══ DATA SECTION ══
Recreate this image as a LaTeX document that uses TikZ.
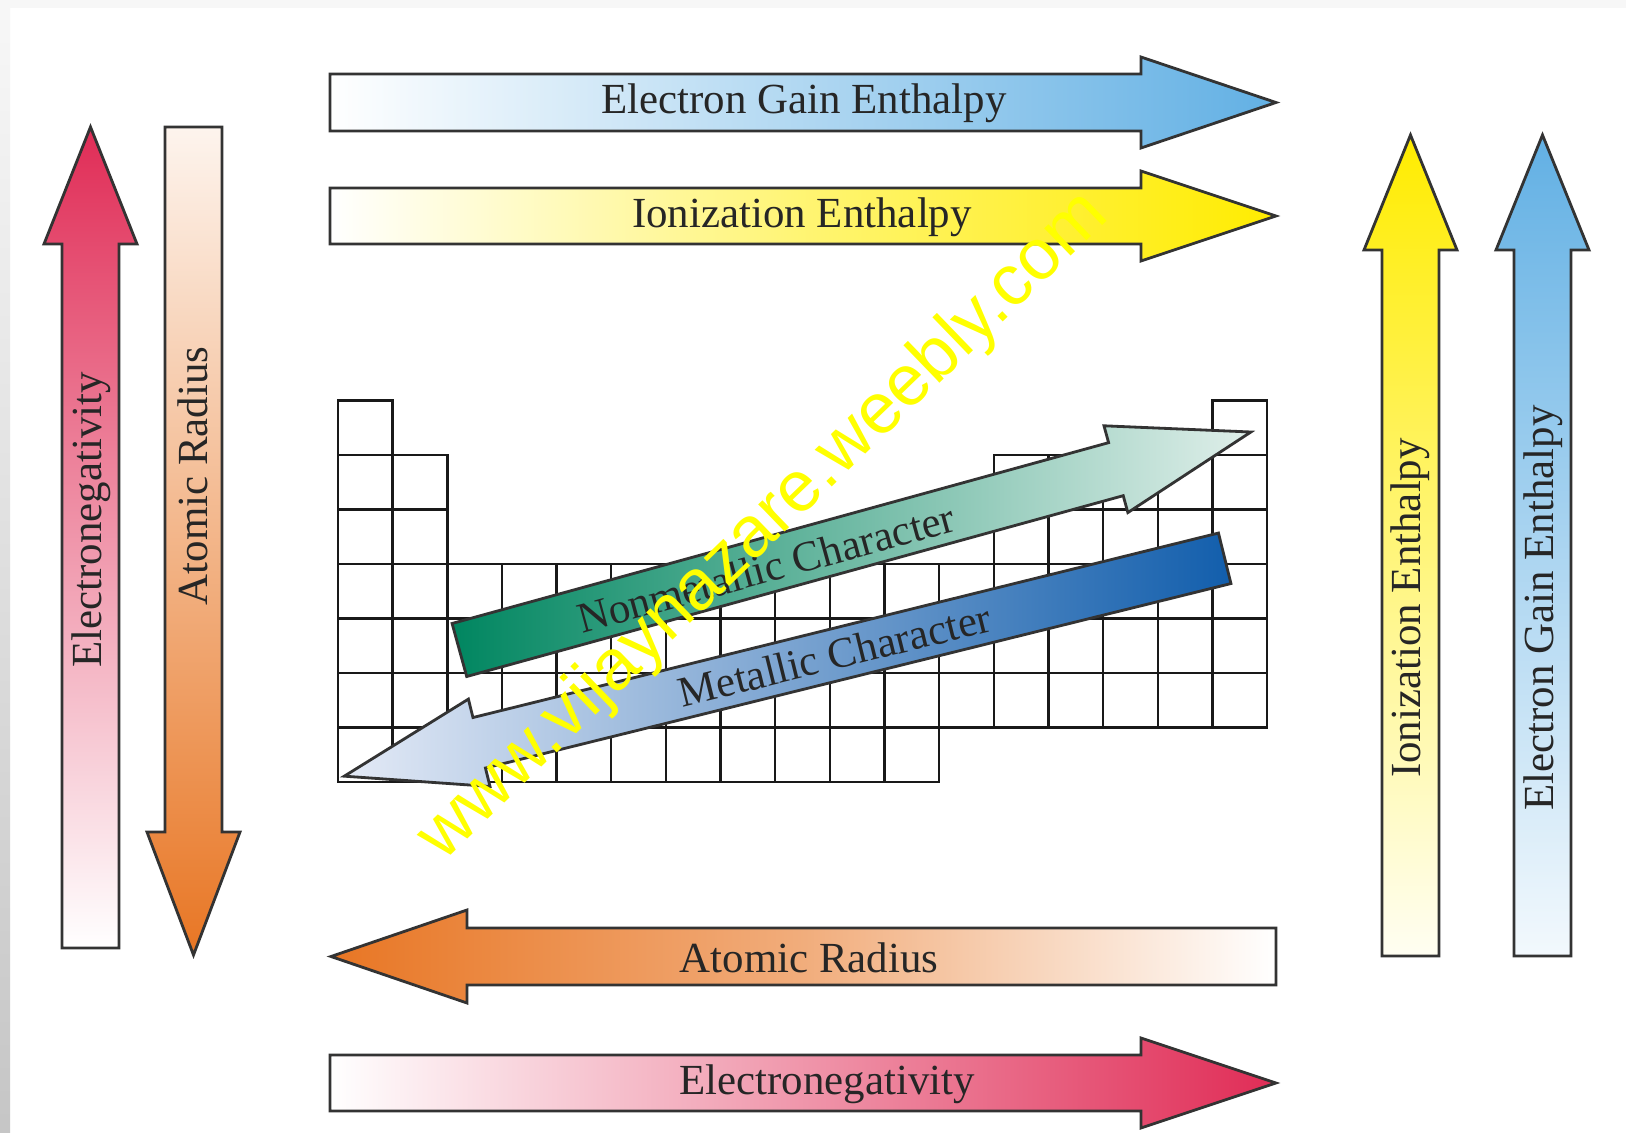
\documentclass[tikz,border=0pt]{standalone}
\usepackage{fontspec}
\setmainfont{Liberation Serif}
\newfontfamily\wmfont{Liberation Sans}

\definecolor{egblue}{RGB}{98,176,228}
\definecolor{ieyellow}{RGB}{255,236,0}
\definecolor{arorange}{RGB}{232,118,36}
\definecolor{enred}{RGB}{224,44,86}
\definecolor{nmgreen}{RGB}{0,134,96}
\definecolor{nmpale}{RGB}{224,239,234}
\definecolor{mblue}{RGB}{18,94,172}
\definecolor{mpale}{RGB}{228,234,246}
\definecolor{wmyellow}{RGB}{255,255,0}

\begin{document}
\begin{tikzpicture}[
			x=0.01cm, y=-0.01cm,
			bigarrow/.style={draw=black!80, line width=0.8pt, line join=miter},
			lbl/.style={font=\fontsize{12.2}{14}\selectfont, text=black!85, inner sep=0pt},
			cell/.style={draw=black!90, line width=0.7pt}
			]
			
			% Frame
			\useasboundingbox (0,0) rectangle (1626,1133);
			\fill[white] (0,0) rectangle (1626,1133);
			\fill[gray!6] (0,0) rectangle (1626,8);
			\shade[top color=gray!6, bottom color=gray!45] (0,0) rectangle (10,1133);
			
			% Table
			\foreach \r/\cl in {1/{1,17}, 2/{1,2,13,14,15,16,17}, 3/{1,2,13,14,15,16,17}, 4/{1,...,17}, 5/{1,...,17}, 6/{1,...,17}, 7/{1,...,11}}
				\foreach \c in \cl
					\draw[cell] ({338+(\c-1)*54.65},{400.5+(\r-1)*54.5}) rectangle ++(54.65,54.5);
			
			% Arrows
			\draw[bigarrow, left color=white, right color=egblue]
				(330,74) -- (1141,74) -- (1141,57) -- (1276,102.5) -- (1141,148) -- (1141,131) -- (330,131) -- cycle;
			\draw[bigarrow, left color=white, right color=ieyellow, middle color=ieyellow!55]
				(330,188) -- (1141,188) -- (1141,171) -- (1276,216) -- (1141,261) -- (1141,244) -- (330,244) -- cycle;
			\draw[bigarrow, left color=arorange, right color=white, middle color=arorange!60]
				(1276,928) -- (467,928) -- (467,910) -- (331,956.5) -- (467,1003) -- (467,985) -- (1276,985) -- cycle;
			\draw[bigarrow, left color=white, right color=enred]
				(330,1055) -- (1141,1055) -- (1141,1038) -- (1276,1083) -- (1141,1128) -- (1141,1111) -- (330,1111) -- cycle;
			
			\draw[bigarrow, top color=enred, bottom color=white]
				(62,948) -- (62,244) -- (44,244) -- (90.5,127) -- (137,244) -- (119,244) -- (119,948) -- cycle;
			\draw[bigarrow, top color=arorange!8, bottom color=arorange]
				(165,127) -- (165,832) -- (147,832) -- (193.5,955) -- (240,832) -- (222,832) -- (222,127) -- cycle;
			\draw[bigarrow, top color=ieyellow, bottom color=ieyellow!5]
				(1382,956) -- (1382,250) -- (1364,250) -- (1410.5,135) -- (1457,250) -- (1439,250) -- (1439,956) -- cycle;
			\draw[bigarrow, top color=egblue, bottom color=egblue!8]
				(1514,956) -- (1514,250) -- (1496,250) -- (1542.5,135) -- (1589,250) -- (1571,250) -- (1571,956) -- cycle;
			
			\begin{scope}[shift={(459.4,650)}, rotate=15.4]
				\draw[bigarrow, left color=nmgreen, right color=nmpale]
					(0,-27.5) -- (681,-27.5) -- (681,-45) -- (821,0) -- (681,45) -- (681,27.5) -- (0,27.5) -- cycle;
			\end{scope}
			\begin{scope}[shift={(1224.7,558.3)}, rotate=193.9]
				\draw[bigarrow, left color=mpale, right color=mblue]
					(0,-26) -- (768,-26) -- (768,-45) -- (907,0) -- (768,45) -- (768,26) -- (0,26) -- cycle;
			\end{scope}
			
			% Nodes
			\node[lbl] (egtop) at (804,103) {Electron Gain Enthalpy};
			\node[lbl] (ietop) at (802,217) {Ionization Enthalpy};
			\node[lbl] (arbot) at (809,958) {Atomic Radius};
			\node[lbl] (enbot) at (827,1084) {Electronegativity};
			\node[lbl, rotate=90] (enleft) at (91,520) {Electronegativity};
			\node[lbl, rotate=90] (arleft) at (193,476) {Atomic Radius};
			\node[lbl, rotate=90] (ieright) at (1410,608) {Ionization Enthalpy};
			\node[lbl, rotate=90] (egright) at (1543,608) {Electron Gain Enthalpy};
			\node[lbl, rotate=15.4] (nmchar) at (766,568) {Nonmetallic Character};
			\node[lbl, rotate=13.9] (mchar) at (834.5,655) {Metallic Character};
			
			\node[font=\wmfont\fontsize{20.4}{24}\selectfont, text=wmyellow, rotate=44] (wmark) at (764,527) {www.vijaynazare.weebly.com};
			
		\end{tikzpicture}
\end{document}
═══
• _GOAL_
Transcribe all the lines above exactly, apart from the pictures.

• _FULL ANSWER_
Recreate this image as a LaTeX document that uses TikZ.
\documentclass[tikz,border=0pt]{standalone}
\usepackage{fontspec}
\setmainfont{Liberation Serif}
\newfontfamily\wmfont{Liberation Sans}

\definecolor{egblue}{RGB}{98,176,228}
\definecolor{ieyellow}{RGB}{255,236,0}
\definecolor{arorange}{RGB}{232,118,36}
\definecolor{enred}{RGB}{224,44,86}
\definecolor{nmgreen}{RGB}{0,134,96}
\definecolor{nmpale}{RGB}{224,239,234}
\definecolor{mblue}{RGB}{18,94,172}
\definecolor{mpale}{RGB}{228,234,246}
\definecolor{wmyellow}{RGB}{255,255,0}

\begin{document}
\begin{tikzpicture}[
			x=0.01cm, y=-0.01cm,
			bigarrow/.style={draw=black!80, line width=0.8pt, line join=miter},
			lbl/.style={font=\fontsize{12.2}{14}\selectfont, text=black!85, inner sep=0pt},
			cell/.style={draw=black!90, line width=0.7pt}
			]
			
			% Frame
			\useasboundingbox (0,0) rectangle (1626,1133);
			\fill[white] (0,0) rectangle (1626,1133);
			\fill[gray!6] (0,0) rectangle (1626,8);
			\shade[top color=gray!6, bottom color=gray!45] (0,0) rectangle (10,1133);
			
			% Table
			\foreach \r/\cl in {1/{1,17}, 2/{1,2,13,14,15,16,17}, 3/{1,2,13,14,15,16,17}, 4/{1,...,17}, 5/{1,...,17}, 6/{1,...,17}, 7/{1,...,11}}
				\foreach \c in \cl
					\draw[cell] ({338+(\c-1)*54.65},{400.5+(\r-1)*54.5}) rectangle ++(54.65,54.5);
			
			% Arrows
			\draw[bigarrow, left color=white, right color=egblue]
				(330,74) -- (1141,74) -- (1141,57) -- (1276,102.5) -- (1141,148) -- (1141,131) -- (330,131) -- cycle;
			\draw[bigarrow, left color=white, right color=ieyellow, middle color=ieyellow!55]
				(330,188) -- (1141,188) -- (1141,171) -- (1276,216) -- (1141,261) -- (1141,244) -- (330,244) -- cycle;
			\draw[bigarrow, left color=arorange, right color=white, middle color=arorange!60]
				(1276,928) -- (467,928) -- (467,910) -- (331,956.5) -- (467,1003) -- (467,985) -- (1276,985) -- cycle;
			\draw[bigarrow, left color=white, right color=enred]
				(330,1055) -- (1141,1055) -- (1141,1038) -- (1276,1083) -- (1141,1128) -- (1141,1111) -- (330,1111) -- cycle;
			
			\draw[bigarrow, top color=enred, bottom color=white]
				(62,948) -- (62,244) -- (44,244) -- (90.5,127) -- (137,244) -- (119,244) -- (119,948) -- cycle;
			\draw[bigarrow, top color=arorange!8, bottom color=arorange]
				(165,127) -- (165,832) -- (147,832) -- (193.5,955) -- (240,832) -- (222,832) -- (222,127) -- cycle;
			\draw[bigarrow, top color=ieyellow, bottom color=ieyellow!5]
				(1382,956) -- (1382,250) -- (1364,250) -- (1410.5,135) -- (1457,250) -- (1439,250) -- (1439,956) -- cycle;
			\draw[bigarrow, top color=egblue, bottom color=egblue!8]
				(1514,956) -- (1514,250) -- (1496,250) -- (1542.5,135) -- (1589,250) -- (1571,250) -- (1571,956) -- cycle;
			
			\begin{scope}[shift={(459.4,650)}, rotate=15.4]
				\draw[bigarrow, left color=nmgreen, right color=nmpale]
					(0,-27.5) -- (681,-27.5) -- (681,-45) -- (821,0) -- (681,45) -- (681,27.5) -- (0,27.5) -- cycle;
			\end{scope}
			\begin{scope}[shift={(1224.7,558.3)}, rotate=193.9]
				\draw[bigarrow, left color=mpale, right color=mblue]
					(0,-26) -- (768,-26) -- (768,-45) -- (907,0) -- (768,45) -- (768,26) -- (0,26) -- cycle;
			\end{scope}
			
			% Nodes
			\node[lbl] (egtop) at (804,103) {Electron Gain Enthalpy};
			\node[lbl] (ietop) at (802,217) {Ionization Enthalpy};
			\node[lbl] (arbot) at (809,958) {Atomic Radius};
			\node[lbl] (enbot) at (827,1084) {Electronegativity};
			\node[lbl, rotate=90] (enleft) at (91,520) {Electronegativity};
			\node[lbl, rotate=90] (arleft) at (193,476) {Atomic Radius};
			\node[lbl, rotate=90] (ieright) at (1410,608) {Ionization Enthalpy};
			\node[lbl, rotate=90] (egright) at (1543,608) {Electron Gain Enthalpy};
			\node[lbl, rotate=15.4] (nmchar) at (766,568) {Nonmetallic Character};
			\node[lbl, rotate=13.9] (mchar) at (834.5,655) {Metallic Character};
			
			\node[font=\wmfont\fontsize{20.4}{24}\selectfont, text=wmyellow, rotate=44] (wmark) at (764,527) {www.vijaynazare.weebly.com};
			
		\end{tikzpicture}
\end{document}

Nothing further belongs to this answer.